Once we were settled in the two of them rooted around in their backpacks, with that other guy producing a real glass syringe, and my new friend retrieving a plastic bag containing a small quantity of black tar heroin.

I was quite dismayed but chose not to say anything.

"Be careful!" my new friend said to the other guy.

"Don't worry - I've only blown out one vein," he replied as he made a fist and used the other hand to wrap a rubber tourniquet around his arm.

That garden hose water was used to dissolve their doses of heroin. They both shared that glass syringe's same needle.

After they shot up that other guy left, then my host and I stretched out on the floor so we could sleep. It was cold, we had no blankets but at least I was sheltered from the wind.

After a little while my new friend started screaming. He was screaming like a wounded hyena. He continued to scream for the next couple hours.

Given what he has experienced I could well understand that he hoped to find some comfort in shooting heroin - but that's not what he got.

I managed to get some sleep. I don't know whether he was able to.

Suddenly I was awakened by him shaking my shoulder. "It's nine o'clock! We've got to get out of here!" - before the garden's owner caught us.

Despite that he needed help putting the tools back in the shed I was so freaked out that I ran away as fast as I could.

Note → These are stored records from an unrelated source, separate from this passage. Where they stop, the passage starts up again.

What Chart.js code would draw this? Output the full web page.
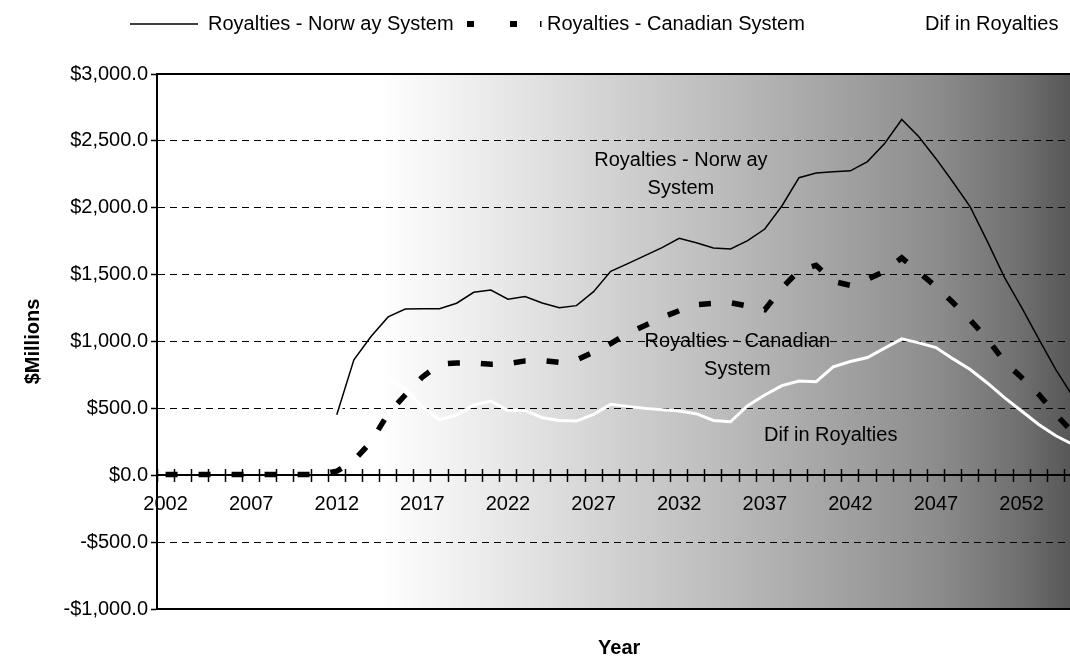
<!DOCTYPE html>
<html>
<head>
<meta charset="utf-8">
<script src="https://cdn.jsdelivr.net/npm/chart.js@4.4.0/dist/chart.umd.min.js"></script>
<style>
  html, body { margin: 0; padding: 0; background: #fff; width: 1070px; height: 658px; overflow: hidden; }
  #wrap { position: relative; width: 1070px; height: 658px; overflow: hidden; }
  #plot { position: absolute; left: 0; top: 0; }
  .key { position: absolute; top: 12px; height: 24px; line-height: 24px; white-space: nowrap;
         font: 20px "Liberation Sans", Arial, sans-serif; color: #000; }
  .swatch { position: absolute; top: 14px; }
</style>
</head>
<body>
<div id="wrap">
  <canvas id="plot" width="1090" height="658"></canvas>
  <svg class="swatch" style="left:130px" width="68" height="20"><line x1="0" y1="10" x2="68" y2="10" stroke="#000" stroke-width="1.3"/></svg>
  <div class="key" style="left:208px">Royalties - Norw ay System</div>
  <svg class="swatch" style="left:467px" width="78" height="20"><line x1="0" y1="10" x2="78" y2="10" stroke="#000" stroke-width="6" stroke-dasharray="7 36 7 23 1.5 100"/></svg>
  <div class="key" style="left:547px">Royalties - Canadian System</div>
  <svg class="swatch" style="left:858px" width="60" height="20"><line x1="0" y1="10" x2="60" y2="10" stroke="#fff" stroke-width="3"/></svg>
  <div class="key" style="left:925px">Dif in Royalties</div>
</div>
<script>
// Fiscal years on the category axis
const years = [];
for (let yr = 2002; yr <= 2055; yr++) years.push(String(yr));

// Royalties under the Norwegian regime ($ millions); no production before 2012
const norway = [
  null, null, null, null, null, null, null, null, null, null,
  452, 863, 1037, 1184, 1243, 1245, 1245, 1286, 1368, 1385,
  1316, 1336, 1288, 1253, 1268, 1373, 1525, 1582, 1642, 1702,
  1771, 1738, 1699, 1692, 1754, 1841, 2013, 2225, 2260, 2269,
  2276, 2345, 2480, 2660, 2531, 2367, 2191, 2007, 1749, 1480,
  1255, 1020, 789, 589
];

// Royalties under the Canadian regime ($ millions)
const canadian = [
  5, 5, 5, 5, 5, 5, 5, 5, 5, 5,
  30, 110, 250, 460, 600, 735, 830, 840, 840, 830,
  835, 855, 858, 845, 862, 920, 985, 1060, 1120, 1180,
  1230, 1276, 1285, 1290, 1265, 1238, 1400, 1530, 1570, 1450,
  1420, 1465, 1525, 1625, 1518, 1410, 1290, 1160, 1020, 850,
  730, 605, 455, 320
];

// Difference between the two regimes ($ millions)
const difference = [
  null, null, null, null, null, null, null, null, null, null,
  420, 750, 790, 725, 645, 510, 415, 450, 525, 555,
  485, 485, 430, 410, 405, 455, 530, 515, 500, 490,
  480, 460, 410, 400, 520, 600, 670, 705, 700, 810,
  850, 880, 950, 1020, 990, 955, 870, 790, 690, 580,
  480, 380, 295, 230
];

// Value axis ticks
const valueTicks = [-1000, -500, 0, 500, 1000, 1500, 2000, 2500, 3000];

// In-plot series captions: text lines, anchor year, anchor value
const noteLines = [["Royalties - Norw ay", "System"], ["Royalties - Canadian", "System"], ["Dif in Royalties"]];
const noteYear = [2032.1, 2035.4, 2040.85];
const noteValue = [2350, 998, 301];

const FONT = '"Liberation Sans", Arial, sans-serif';

const money = v => (v < 0 ? '-' : '') + '$' +
  Math.abs(v).toLocaleString('en-US', { minimumFractionDigits: 1, maximumFractionDigits: 1 });

// Shaded plot area: white on the left fading to dark grey on the right
const plotShade = {
  id: 'plotShade',
  beforeDraw(chart) {
    const { ctx, chartArea: a } = chart;
    const g = ctx.createLinearGradient(a.left, 0, a.right, 0);
    g.addColorStop(0.00, '#ffffff');
    g.addColorStop(0.24, '#ffffff');
    g.addColorStop(0.32, '#f1f1f1');
    g.addColorStop(0.41, '#e1e1e1');
    g.addColorStop(0.50, '#d0d0d0');
    g.addColorStop(0.61, '#bcbcbc');
    g.addColorStop(0.73, '#a4a4a4');
    g.addColorStop(0.84, '#8d8d8d');
    g.addColorStop(0.93, '#717171');
    g.addColorStop(1.00, '#525252');
    ctx.save();
    ctx.fillStyle = g;
    ctx.fillRect(a.left, a.top, a.right - a.left, a.bottom - a.top);
    ctx.restore();
  }
};

// Top and bottom edges of the plot frame
const plotFrame = {
  id: 'plotFrame',
  beforeDatasetsDraw(chart) {
    const { ctx, chartArea: a } = chart;
    ctx.save();
    ctx.strokeStyle = '#000';
    ctx.lineWidth = 2;
    ctx.beginPath();
    ctx.moveTo(a.left, a.top); ctx.lineTo(a.right, a.top);
    ctx.moveTo(a.left, a.bottom); ctx.lineTo(a.right, a.bottom);
    ctx.stroke();
    ctx.restore();
  }
};

// Series captions placed through the chart scales
const seriesNotes = {
  id: 'seriesNotes',
  afterDatasetsDraw(chart) {
    const { ctx, scales: { x, y } } = chart;
    ctx.save();
    ctx.font = '20px ' + FONT;
    ctx.fillStyle = '#000';
    ctx.textAlign = 'center';
    ctx.textBaseline = 'middle';
    noteLines.forEach((lines, k) => {
      const px = x.getPixelForValue(noteYear[k] - 2002);
      const py = y.getPixelForValue(noteValue[k]);
      lines.forEach((t, j) => ctx.fillText(t, px, py + j * 28));
    });
    ctx.restore();
  }
};

new Chart(document.getElementById('plot'), {
  type: 'line',
  data: {
    labels: years,
    datasets: [
      { label: 'Royalties - Norw ay System', data: norway, borderColor: '#000', borderWidth: 1.5,
        pointRadius: 0, tension: 0, fill: false },
      { label: 'Royalties - Canadian System', data: canadian, borderColor: '#000', borderWidth: 5.5,
        borderDash: [12, 21], borderCapStyle: 'butt', pointRadius: 0, tension: 0, fill: false },
      { label: 'Dif in Royalties', data: difference, borderColor: '#fff', borderWidth: 3,
        pointRadius: 0, tension: 0, fill: false }
    ]
  },
  options: {
    responsive: false,
    animation: false,
    events: [],
    layout: { padding: { left: 0, right: 8.5, top: 74, bottom: 0 } },
    plugins: { legend: { display: false }, tooltip: { enabled: false } },
    scales: {
      x: {
        type: 'category',
        position: { y: 0 },
        offset: true,
        grid: { display: true, offset: true, drawOnChartArea: false, tickLength: 6,
                tickWidth: 1.5, tickColor: '#000', tickBorderDash: [] },
        border: { display: true, color: '#000', width: 2 },
        ticks: { autoSkip: false, maxRotation: 0, minRotation: 0, padding: 11, color: '#000',
                 font: { family: FONT, size: 20 },
                 callback: (v, i) => (i % 5 === 0 ? years[i] : '') },
        afterFit: s => { s.height = 0; }
      },
      xUp: {
        type: 'category',
        position: { y: 0 },
        offset: true,
        grid: { display: true, offset: true, drawOnChartArea: false, tickLength: -6,
                tickWidth: 1.5, tickColor: '#000', tickBorderDash: [] },
        border: { display: false },
        ticks: { display: false },
        afterFit: s => { s.height = 0; }
      },
      xTitle: {
        type: 'category',
        position: 'bottom',
        grid: { display: false },
        border: { display: false },
        ticks: { display: false },
        title: { display: true, text: 'Year', color: '#000', padding: 0,
                 font: { family: FONT, size: 20, weight: 'bold', lineHeight: 1 } },
        afterFit: s => { s.height = 49; }
      },
      y: {
        type: 'linear',
        min: -1000,
        max: 3000,
        afterBuildTicks: s => { s.ticks = valueTicks.map(v => ({ value: v })); },
        grid: { color: '#000', lineWidth: 1, tickLength: 6, tickWidth: 1.5, tickColor: '#000',
                tickBorderDash: [] },
        border: { display: true, color: '#000', width: 2, dash: [7, 5] },
        ticks: { padding: 3, color: '#000', font: { family: FONT, size: 20 }, callback: v => money(v) },
        title: { display: true, text: '$Millions', color: '#000', padding: { top: 23, bottom: 0 },
                 font: { family: FONT, size: 20, weight: 'bold', lineHeight: 1 } },
        afterFit: s => { s.width = 157; }
      }
    }
  },
  plugins: [plotShade, plotFrame, seriesNotes]
});
</script>
</body>
</html>
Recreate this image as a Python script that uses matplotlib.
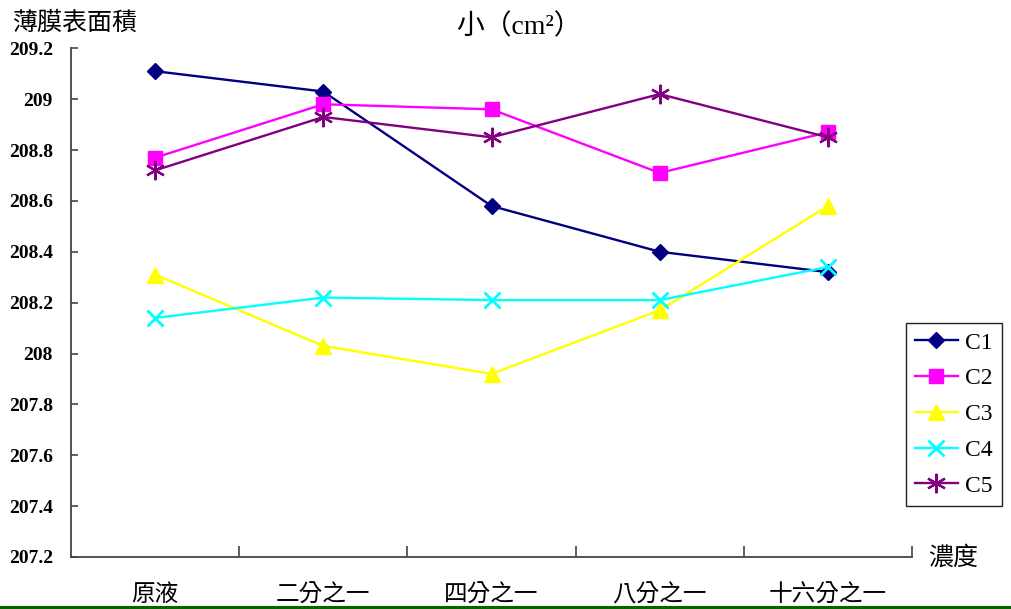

I didn't know what I could possibly say if I ran into him again, which would be quite likely as most of Portland's homeless hang out in the same general areas, in Oldtown and Downtown.

I needed to get away, to be somewhere safe.

I rode the MAX light rail to the Expo Center station in North Portland, then walked across the Columbia River on the I-5 bridge. I was able to get back to sleep by resting under the overhanging roof of the Vancouver public library.

When I got up I walked into Paul's, a restaurant in Vancouver then asked "Do you have any honest work I can do for you?" I was deeply disappointed that they handed me a job application. I had the hope that by performing such work as washing their dishes, I might earn enough to have something to eat that morning.

I just sadly put the application in my backpack then walked out.